- THE REQUEST
Return each line of the material verbatim.

Begin INFORMATION SUPPLIED

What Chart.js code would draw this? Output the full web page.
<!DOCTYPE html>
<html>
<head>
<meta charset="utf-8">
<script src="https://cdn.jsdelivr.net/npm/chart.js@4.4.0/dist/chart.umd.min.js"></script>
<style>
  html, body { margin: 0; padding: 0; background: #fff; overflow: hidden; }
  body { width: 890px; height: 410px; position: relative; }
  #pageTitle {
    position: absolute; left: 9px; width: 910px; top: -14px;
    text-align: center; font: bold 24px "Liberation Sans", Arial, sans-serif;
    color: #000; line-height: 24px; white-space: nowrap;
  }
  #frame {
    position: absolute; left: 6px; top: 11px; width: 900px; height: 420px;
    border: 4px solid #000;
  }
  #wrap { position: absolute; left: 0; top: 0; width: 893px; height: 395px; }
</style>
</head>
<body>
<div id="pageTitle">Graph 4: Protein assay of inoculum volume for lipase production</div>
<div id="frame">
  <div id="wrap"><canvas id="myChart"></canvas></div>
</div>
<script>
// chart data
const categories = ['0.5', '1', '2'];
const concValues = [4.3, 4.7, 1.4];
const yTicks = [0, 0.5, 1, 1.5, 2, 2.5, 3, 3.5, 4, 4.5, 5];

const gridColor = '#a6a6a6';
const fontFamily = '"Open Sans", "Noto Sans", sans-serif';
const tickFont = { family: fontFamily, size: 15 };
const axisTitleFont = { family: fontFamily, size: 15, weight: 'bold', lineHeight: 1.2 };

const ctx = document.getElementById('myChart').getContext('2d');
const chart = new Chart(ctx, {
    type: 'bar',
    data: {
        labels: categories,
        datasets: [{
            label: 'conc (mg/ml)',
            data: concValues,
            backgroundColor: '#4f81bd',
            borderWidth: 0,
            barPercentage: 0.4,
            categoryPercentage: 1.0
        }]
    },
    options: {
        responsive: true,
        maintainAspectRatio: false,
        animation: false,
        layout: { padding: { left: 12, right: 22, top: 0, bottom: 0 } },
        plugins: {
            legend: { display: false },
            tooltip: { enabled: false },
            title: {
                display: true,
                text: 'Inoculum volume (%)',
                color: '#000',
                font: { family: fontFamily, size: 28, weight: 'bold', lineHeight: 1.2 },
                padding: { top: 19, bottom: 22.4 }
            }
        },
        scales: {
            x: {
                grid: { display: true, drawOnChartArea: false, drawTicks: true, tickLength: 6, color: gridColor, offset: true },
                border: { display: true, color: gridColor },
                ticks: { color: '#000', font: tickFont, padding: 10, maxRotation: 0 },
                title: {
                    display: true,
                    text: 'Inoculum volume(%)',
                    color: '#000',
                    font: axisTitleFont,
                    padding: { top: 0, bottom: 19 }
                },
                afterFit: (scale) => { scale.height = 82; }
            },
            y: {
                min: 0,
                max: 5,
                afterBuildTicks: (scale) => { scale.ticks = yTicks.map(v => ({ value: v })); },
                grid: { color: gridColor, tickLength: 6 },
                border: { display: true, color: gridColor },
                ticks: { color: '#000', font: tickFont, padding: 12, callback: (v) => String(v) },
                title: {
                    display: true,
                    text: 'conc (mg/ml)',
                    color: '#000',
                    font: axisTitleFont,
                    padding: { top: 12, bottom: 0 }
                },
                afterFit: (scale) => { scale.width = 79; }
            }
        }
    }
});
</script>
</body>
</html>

End INFORMATION SUPPLIED

- RESPONSE TO THIS EXERCISE
What Chart.js code would draw this? Output the full web page.
<!DOCTYPE html>
<html>
<head>
<meta charset="utf-8">
<script src="https://cdn.jsdelivr.net/npm/chart.js@4.4.0/dist/chart.umd.min.js"></script>
<style>
  html, body { margin: 0; padding: 0; background: #fff; overflow: hidden; }
  body { width: 890px; height: 410px; position: relative; }
  #pageTitle {
    position: absolute; left: 9px; width: 910px; top: -14px;
    text-align: center; font: bold 24px "Liberation Sans", Arial, sans-serif;
    color: #000; line-height: 24px; white-space: nowrap;
  }
  #frame {
    position: absolute; left: 6px; top: 11px; width: 900px; height: 420px;
    border: 4px solid #000;
  }
  #wrap { position: absolute; left: 0; top: 0; width: 893px; height: 395px; }
</style>
</head>
<body>
<div id="pageTitle">Graph 4: Protein assay of inoculum volume for lipase production</div>
<div id="frame">
  <div id="wrap"><canvas id="myChart"></canvas></div>
</div>
<script>
// chart data
const categories = ['0.5', '1', '2'];
const concValues = [4.3, 4.7, 1.4];
const yTicks = [0, 0.5, 1, 1.5, 2, 2.5, 3, 3.5, 4, 4.5, 5];

const gridColor = '#a6a6a6';
const fontFamily = '"Open Sans", "Noto Sans", sans-serif';
const tickFont = { family: fontFamily, size: 15 };
const axisTitleFont = { family: fontFamily, size: 15, weight: 'bold', lineHeight: 1.2 };

const ctx = document.getElementById('myChart').getContext('2d');
const chart = new Chart(ctx, {
    type: 'bar',
    data: {
        labels: categories,
        datasets: [{
            label: 'conc (mg/ml)',
            data: concValues,
            backgroundColor: '#4f81bd',
            borderWidth: 0,
            barPercentage: 0.4,
            categoryPercentage: 1.0
        }]
    },
    options: {
        responsive: true,
        maintainAspectRatio: false,
        animation: false,
        layout: { padding: { left: 12, right: 22, top: 0, bottom: 0 } },
        plugins: {
            legend: { display: false },
            tooltip: { enabled: false },
            title: {
                display: true,
                text: 'Inoculum volume (%)',
                color: '#000',
                font: { family: fontFamily, size: 28, weight: 'bold', lineHeight: 1.2 },
                padding: { top: 19, bottom: 22.4 }
            }
        },
        scales: {
            x: {
                grid: { display: true, drawOnChartArea: false, drawTicks: true, tickLength: 6, color: gridColor, offset: true },
                border: { display: true, color: gridColor },
                ticks: { color: '#000', font: tickFont, padding: 10, maxRotation: 0 },
                title: {
                    display: true,
                    text: 'Inoculum volume(%)',
                    color: '#000',
                    font: axisTitleFont,
                    padding: { top: 0, bottom: 19 }
                },
                afterFit: (scale) => { scale.height = 82; }
            },
            y: {
                min: 0,
                max: 5,
                afterBuildTicks: (scale) => { scale.ticks = yTicks.map(v => ({ value: v })); },
                grid: { color: gridColor, tickLength: 6 },
                border: { display: true, color: gridColor },
                ticks: { color: '#000', font: tickFont, padding: 12, callback: (v) => String(v) },
                title: {
                    display: true,
                    text: 'conc (mg/ml)',
                    color: '#000',
                    font: axisTitleFont,
                    padding: { top: 12, bottom: 0 }
                },
                afterFit: (scale) => { scale.width = 79; }
            }
        }
    }
});
</script>
</body>
</html>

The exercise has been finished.